Reproduce the listing below from the line with "What Apache ECharts" to the line with "const barColor = '#7d7d7d';", both lines included, character for character, minus any pictures.

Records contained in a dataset
----

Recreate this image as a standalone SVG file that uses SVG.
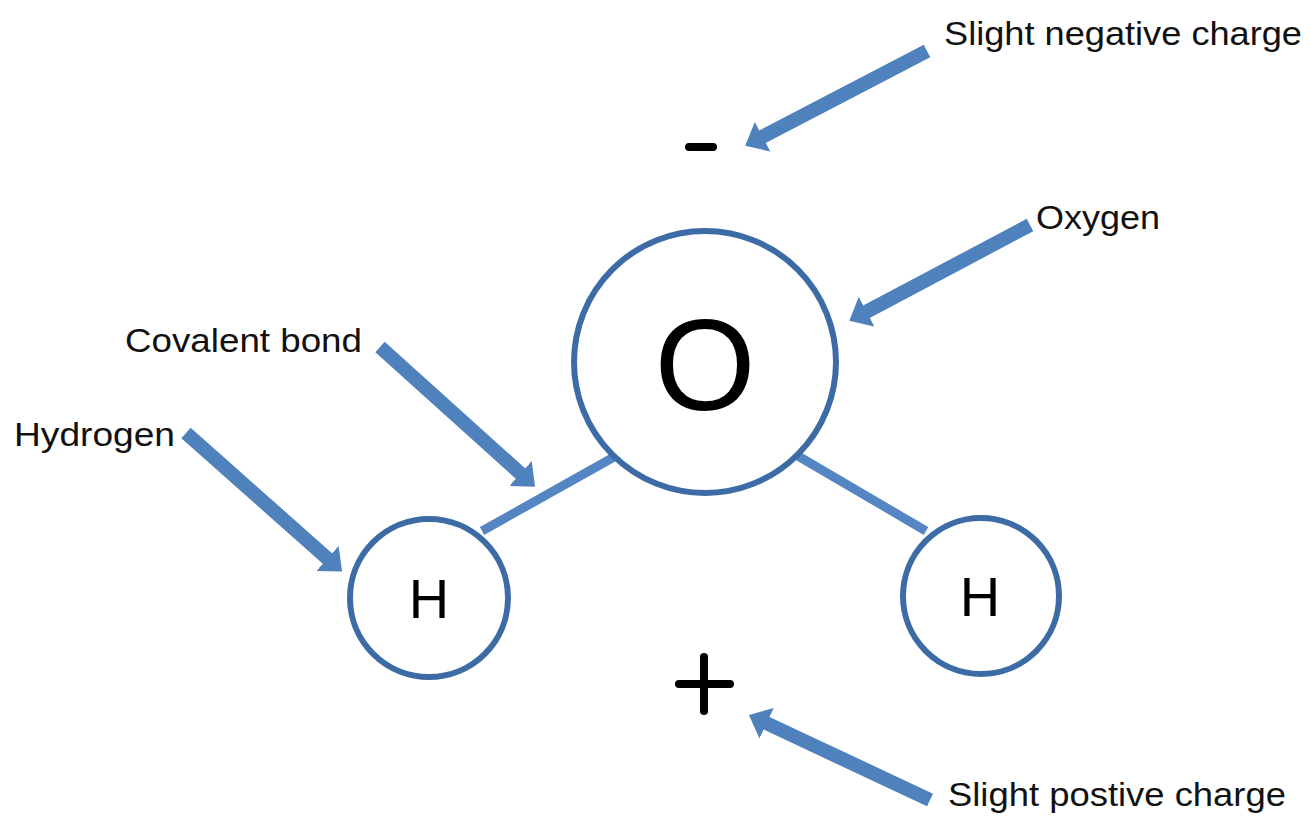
<svg xmlns="http://www.w3.org/2000/svg" width="1310" height="816" viewBox="0 0 1310 816">
<style>
.atom{fill:#fff;stroke:#3d6ba6;stroke-width:6}
.bond{stroke:#5586c3;stroke-width:9;fill:none}
.arr{stroke:#4f81bd;stroke-width:14;fill:none;marker-end:url(#head)}
.lbl{font-family:"Liberation Sans",Arial,sans-serif;font-size:34px;fill:#111}
.sym{font-family:"Liberation Sans",Arial,sans-serif;fill:#000;text-anchor:middle}
.sign{stroke:#000;stroke-width:8;stroke-linecap:round;fill:none}
</style>
<defs>
<marker id="head" markerUnits="strokeWidth" viewBox="0 0 1.4 2.4" refX="0.05" refY="1.2" markerWidth="1.4" markerHeight="2.4" orient="auto">
<path d="M0,0 L1.4,1.2 L0,2.4 z" fill="#4f81bd"/>
</marker>
</defs>
<rect width="1310" height="816" fill="#fff"/>
<g id="connectors">
<line class="bond" x1="482" y1="531" x2="614" y2="457"/>
<line class="bond" x1="798" y1="456" x2="926" y2="531"/>
<line class="arr" x1="927" y1="51" x2="762" y2="137"/>
<line class="arr" x1="1030" y1="225" x2="866" y2="312"/>
<line class="arr" x1="380" y1="347" x2="521" y2="474"/>
<line class="arr" x1="186" y1="433" x2="328" y2="559"/>
<line class="arr" x1="930" y1="800" x2="766" y2="723"/>
</g>
<g id="oxygen">
<circle class="atom" cx="705" cy="362" r="131"/>
<text class="sym" x="705" y="410" font-size="130">O</text>
</g>
<g id="hydrogen-left">
<circle class="atom" cx="429" cy="598" r="79"/>
<text class="sym" x="429" y="618" font-size="56">H</text>
</g>
<g id="hydrogen-right">
<circle class="atom" cx="981" cy="596" r="78"/>
<text class="sym" x="980" y="616" font-size="56">H</text>
</g>
<g id="minus"><line class="sign" x1="689" y1="147" x2="713" y2="147"/></g>
<g id="plus"><line class="sign" x1="679" y1="684" x2="730" y2="684"/><line class="sign" x1="704" y1="657" x2="704" y2="711"/></g>
<g id="label-neg"><text class="lbl" x="944" y="45" textLength="358" lengthAdjust="spacingAndGlyphs">Slight negative charge</text></g>
<g id="label-oxygen"><text class="lbl" x="1036" y="229" textLength="124" lengthAdjust="spacingAndGlyphs">Oxygen</text></g>
<g id="label-covalent"><text class="lbl" x="125" y="352" textLength="237" lengthAdjust="spacingAndGlyphs">Covalent bond</text></g>
<g id="label-hydrogen"><text class="lbl" x="14" y="446" textLength="161" lengthAdjust="spacingAndGlyphs">Hydrogen</text></g>
<g id="label-pos"><text class="lbl" x="948" y="806" textLength="338" lengthAdjust="spacingAndGlyphs">Slight postive charge</text></g>
</svg>
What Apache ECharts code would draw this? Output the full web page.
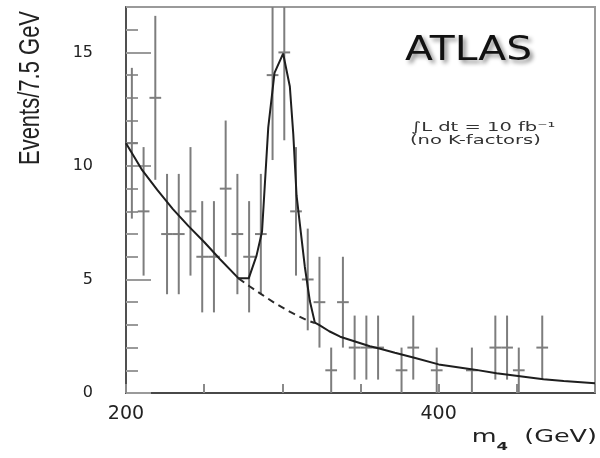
<!DOCTYPE html>
<html><head><meta charset="utf-8">
<script src="https://cdn.jsdelivr.net/npm/echarts@6/dist/echarts.min.js"></script>
<style>html,body{margin:0;padding:0;background:#fff}#c{width:600px;height:458px}</style>
</head><body><div id="c"></div>
<script>
// Histogram bins (7.5 GeV wide) - bin centres, event counts, error half-lengths
const binCenters = [203.75, 211.25, 218.75, 226.25, 233.75, 241.25, 248.75, 256.25, 263.75, 271.25,
  278.75, 286.25, 293.75, 301.25, 308.75, 316.25, 323.75, 331.25, 338.75, 346.25,
  353.75, 361.25, 368.75, 376.25, 383.75, 391.25, 398.75, 406.25, 413.75, 421.25,
  428.75, 436.25, 443.75, 451.25, 458.75, 466.25, 473.75, 481.25, 488.75, 496.25];
const counts = [11, 8, 13, 7, 7, 8, 6, 6, 9, 7,
  6, 7, 14, 15, 8, 5, 4, 1, 4, 2,
  2, 2, 0, 1, 2, 0, 1, 0, 0, 1,
  0, 2, 2, 1, 0, 2, 0, 0, 0, 0];
const errors = [3.32, 2.83, 3.61, 2.65, 2.65, 2.83, 2.45, 2.45, 3.0, 2.65,
  2.45, 2.65, 3.74, 3.87, 2.83, 2.24, 2.0, 1.0, 2.0, 1.41,
  1.41, 1.41, 0, 1.0, 1.41, 0, 1.0, 0, 0, 1.0,
  0, 1.41, 1.41, 1.0, 0, 1.41, 0, 0, 0, 0];

// Signal + background curve (solid)
const totalMass = [200, 210, 220, 230, 240, 250, 260, 272, 278.5, 283.5, 287, 291, 295, 300.5, 304.8, 307,
  309.1, 311.2, 314.4, 317.6, 320.8, 324, 330, 337, 347, 356, 362, 372, 385, 400, 422, 437, 452, 467, 480, 500];
const totalValue = [11.0, 9.85, 8.95, 8.1, 7.35, 6.65, 5.9, 5.05, 5.05, 6.05, 7.1, 11.7, 14.1, 14.95, 13.5, 11.4,
  8.7, 7.45, 5.55, 4.05, 3.1, 2.98, 2.72, 2.48, 2.26, 2.06, 1.96, 1.77, 1.54, 1.26, 1.04, 0.87, 0.74, 0.61, 0.53, 0.43];

// Background only under the peak (dashed)
const bgMass = [272, 279, 287, 295, 305, 315.5, 320.8];
const bgValue = [5.05, 4.7, 4.33, 3.97, 3.57, 3.21, 3.08];

const yLabelTicks = [0, 5, 10, 15];
const xLabelTicks = [200, 400];

const binWidth = 7.5;
const points = [];
binCenters.forEach(function (m, i) { if (counts[i] > 0) points.push([m, counts[i], errors[i]]); });

const chart = echarts.init(document.getElementById('c'), null, { renderer: 'canvas' });
const barColor = '#7d7d7d';

chart.setOption({
  animation: false,
  backgroundColor: '#fff',
  grid: { left: 126, right: 5, top: 7, bottom: 65, show: true, borderColor: '#9a9a9a', borderWidth: 2 },
  xAxis: {
    type: 'value', min: 200, max: 500, interval: 50,
    axisLine: { show: true, lineStyle: { color: '#484848', width: 2 } },
    axisTick: { show: true, inside: true, length: 9, lineStyle: { color: '#8a8a8a', width: 2 } },
    splitLine: { show: false },
    axisLabel: {
      margin: 12, color: '#222', fontSize: 19, fontFamily: 'DejaVu Sans',
      formatter: function (v) { return xLabelTicks.indexOf(v) >= 0 ? String(v) : ''; }
    }
  },
  yAxis: [{
    type: 'value', min: 0, max: 17, interval: 5, position: 'left',
    axisLine: { show: true, lineStyle: { color: '#505050', width: 2 } },
    axisTick: { show: true, inside: true, length: 25, lineStyle: { color: '#9a9a9a', width: 2 } },
    splitLine: { show: false },
    axisLabel: {
      margin: 33, color: '#222', fontSize: 16, fontFamily: 'DejaVu Sans', showMaxLabel: false,
      formatter: function (v) { return yLabelTicks.indexOf(v) >= 0 ? String(v) : ''; }
    }
  }, {
    type: 'value', min: 0, max: 17, interval: 1, position: 'left',
    axisLine: { show: false },
    axisTick: { show: true, inside: true, length: 12, lineStyle: { color: '#9a9a9a', width: 2 } },
    splitLine: { show: false },
    axisLabel: { show: false }
  }],
  series: [{
    type: 'custom',
    xAxisIndex: 0, yAxisIndex: 0,
    encode: { x: 0, y: 1 },
    data: points,
    renderItem: function (params, api) {
      const m = api.value(0), v = api.value(1), e = api.value(2);
      const cs = params.coordSys;
      const top = api.coord([m, v + e]);
      const bot = api.coord([m, v - e]);
      const l = api.coord([m - binWidth / 2, v]);
      const r = api.coord([m + binWidth / 2, v]);
      const yTop = Math.max(top[1], cs.y);
      const yBot = Math.min(bot[1], cs.y + cs.height);
      return {
        type: 'group', children: [
          { type: 'line', shape: { x1: top[0], y1: yTop, x2: top[0], y2: yBot }, style: { stroke: barColor, lineWidth: 2 } },
          { type: 'line', shape: { x1: l[0], y1: l[1], x2: r[0], y2: r[1] }, style: { stroke: barColor, lineWidth: 2 } }
        ]
      };
    },
    z: 2
  }, {
    type: 'line',
    data: totalMass.map(function (m, i) { return [m, totalValue[i]]; }),
    showSymbol: false, smooth: false,
    lineStyle: { color: '#1e1e1e', width: 2 },
    z: 3
  }, {
    type: 'line',
    data: bgMass.map(function (m, i) { return [m, bgValue[i]]; }),
    showSymbol: false, smooth: false,
    lineStyle: { color: '#2a2a2a', width: 2, type: [7, 5] },
    z: 3
  }],
  graphic: [{
    type: 'text', x: 405, y: 51, scaleX: 1.2,
    style: {
      text: 'ATLAS', font: '34px "DejaVu Sans"', fill: '#111', align: 'left', verticalAlign: 'middle',
      textShadowColor: 'rgba(0,0,0,0.45)', textShadowBlur: 4, textShadowOffsetX: 3, textShadowOffsetY: 3,
      shadowColor: 'rgba(0,0,0,0.45)', shadowBlur: 4, shadowOffsetX: 3, shadowOffsetY: 3
    }
  }, {
    type: 'text', x: 411, y: 127.5, scaleX: 1.5,
    style: { text: '\u222BL dt = 10 fb\u207B\u00B9', font: '13px "DejaVu Sans"', fill: '#333', align: 'left', verticalAlign: 'middle' }
  }, {
    type: 'text', x: 410, y: 140.5, scaleX: 1.5,
    style: { text: '(no K-factors)', font: '13px "DejaVu Sans"', fill: '#333', align: 'left', verticalAlign: 'middle' }
  }, {
    type: 'text', x: 31, y: 88, rotation: Math.PI / 2, scaleY: 1.3,
    style: { text: 'Events/7.5 GeV', font: '22px "Liberation Sans"', fill: '#222', align: 'center', verticalAlign: 'middle' }
  }, {
    type: 'text', x: 597, y: 438, scaleX: 1.5,
    style: {
      text: '{a|m}{b|4}{a|  (GeV)}', align: 'right', verticalAlign: 'middle',
      rich: {
        a: { font: '17px "DejaVu Sans"', fill: '#222', lineHeight: 30 },
        b: { font: 'bold 11px "DejaVu Sans"', fill: '#222', lineHeight: 12, verticalAlign: 'bottom' }
      }
    }
  }]
});
</script>
</body></html>
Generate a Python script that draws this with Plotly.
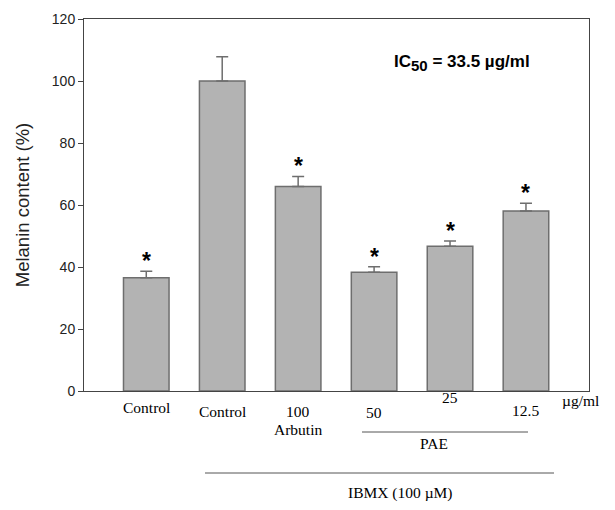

----

**Solution for this task**
What Apache ECharts code would draw this? Output the full web page.
<!DOCTYPE html>
<html><head><meta charset="utf-8">
<script src="https://cdn.jsdelivr.net/npm/echarts@6/dist/echarts.min.js"></script>
<style>html,body{margin:0;padding:0;background:#fff}#c{width:600px;height:458px}</style>
</head><body><div id="c"></div>
<script>
// Histogram bins (7.5 GeV wide) - bin centres, event counts, error half-lengths
const binCenters = [203.75, 211.25, 218.75, 226.25, 233.75, 241.25, 248.75, 256.25, 263.75, 271.25,
  278.75, 286.25, 293.75, 301.25, 308.75, 316.25, 323.75, 331.25, 338.75, 346.25,
  353.75, 361.25, 368.75, 376.25, 383.75, 391.25, 398.75, 406.25, 413.75, 421.25,
  428.75, 436.25, 443.75, 451.25, 458.75, 466.25, 473.75, 481.25, 488.75, 496.25];
const counts = [11, 8, 13, 7, 7, 8, 6, 6, 9, 7,
  6, 7, 14, 15, 8, 5, 4, 1, 4, 2,
  2, 2, 0, 1, 2, 0, 1, 0, 0, 1,
  0, 2, 2, 1, 0, 2, 0, 0, 0, 0];
const errors = [3.32, 2.83, 3.61, 2.65, 2.65, 2.83, 2.45, 2.45, 3.0, 2.65,
  2.45, 2.65, 3.74, 3.87, 2.83, 2.24, 2.0, 1.0, 2.0, 1.41,
  1.41, 1.41, 0, 1.0, 1.41, 0, 1.0, 0, 0, 1.0,
  0, 1.41, 1.41, 1.0, 0, 1.41, 0, 0, 0, 0];

// Signal + background curve (solid)
const totalMass = [200, 210, 220, 230, 240, 250, 260, 272, 278.5, 283.5, 287, 291, 295, 300.5, 304.8, 307,
  309.1, 311.2, 314.4, 317.6, 320.8, 324, 330, 337, 347, 356, 362, 372, 385, 400, 422, 437, 452, 467, 480, 500];
const totalValue = [11.0, 9.85, 8.95, 8.1, 7.35, 6.65, 5.9, 5.05, 5.05, 6.05, 7.1, 11.7, 14.1, 14.95, 13.5, 11.4,
  8.7, 7.45, 5.55, 4.05, 3.1, 2.98, 2.72, 2.48, 2.26, 2.06, 1.96, 1.77, 1.54, 1.26, 1.04, 0.87, 0.74, 0.61, 0.53, 0.43];

// Background only under the peak (dashed)
const bgMass = [272, 279, 287, 295, 305, 315.5, 320.8];
const bgValue = [5.05, 4.7, 4.33, 3.97, 3.57, 3.21, 3.08];

const yLabelTicks = [0, 5, 10, 15];
const xLabelTicks = [200, 400];

const binWidth = 7.5;
const points = [];
binCenters.forEach(function (m, i) { if (counts[i] > 0) points.push([m, counts[i], errors[i]]); });

const chart = echarts.init(document.getElementById('c'), null, { renderer: 'canvas' });
const barColor = '#7d7d7d';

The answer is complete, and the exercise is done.